Kent says:
>Thus, my question: How can poets begin to effectively *poeticize the
>institutional structures of ideology*, rather than merely accept them as
>natural and beyond poetry's aim?
I thought this question had been a painful one since Virgil burnt the
Aeneid - since Aechylus bribed the Eumenides into their nice grove and
gave the CEO position to Athena - which is to say, how can poetry not
have a bad conscience, since it's been singing the kings and bruiting the
empire since time immemorial? (Which of course you ask also, but it
seems we're turning in circles...)
(Apart from Sappho, of course. And who was she? Nobody knows. A woman
who wrote lyrics about love.)
And now it's lost its official function of Celebrator of the King's
Phallus and some poets are very sad about that. Hence the continuous
creation of faux laureates, even mooted in Australia. We'd all like to
be important.
There's an invitation to scepticism in the lack of power of poetry, and
behind that scepticism other possibilities. We don't have to buy the
corporate lingo if we don't want it, we don't have to imitate the
anonymity and ethic-free zone of corporate bureaucracy, which takes off
with its bonuses when the bubble bursts (and Kent, this is the nub of the
doubt I have, the question - How such a strategy be radical? or ethical?)

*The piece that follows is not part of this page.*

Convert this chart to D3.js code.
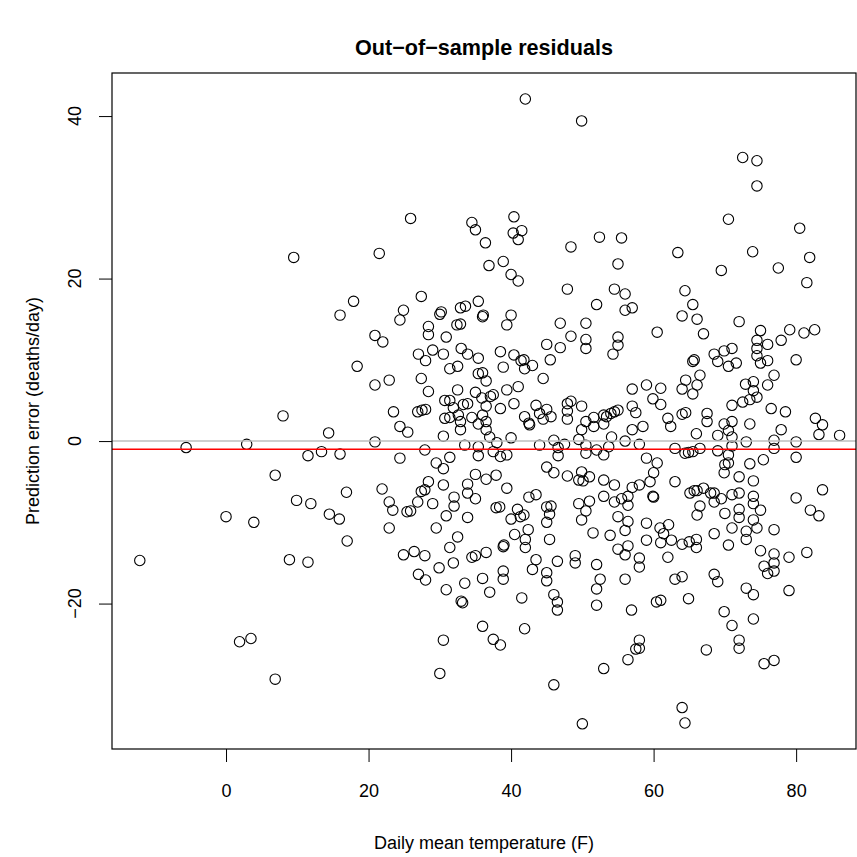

Oral poetry in an oral society depended on literal presence - someone
couldn't say something to you unless they were there. That is, the
commitment - the physical commitment - of performance. The text may have
been anonymous, but its presentation was anything but. Can recordings be
"oral" in the same way? Well, I don't know... but it seems to me that
listening to Randolph Healey on a tape is very much listening to Randolph
Healey, even more than reading his poetry on a page.
But I'm making little sense here, it's too early in the morning.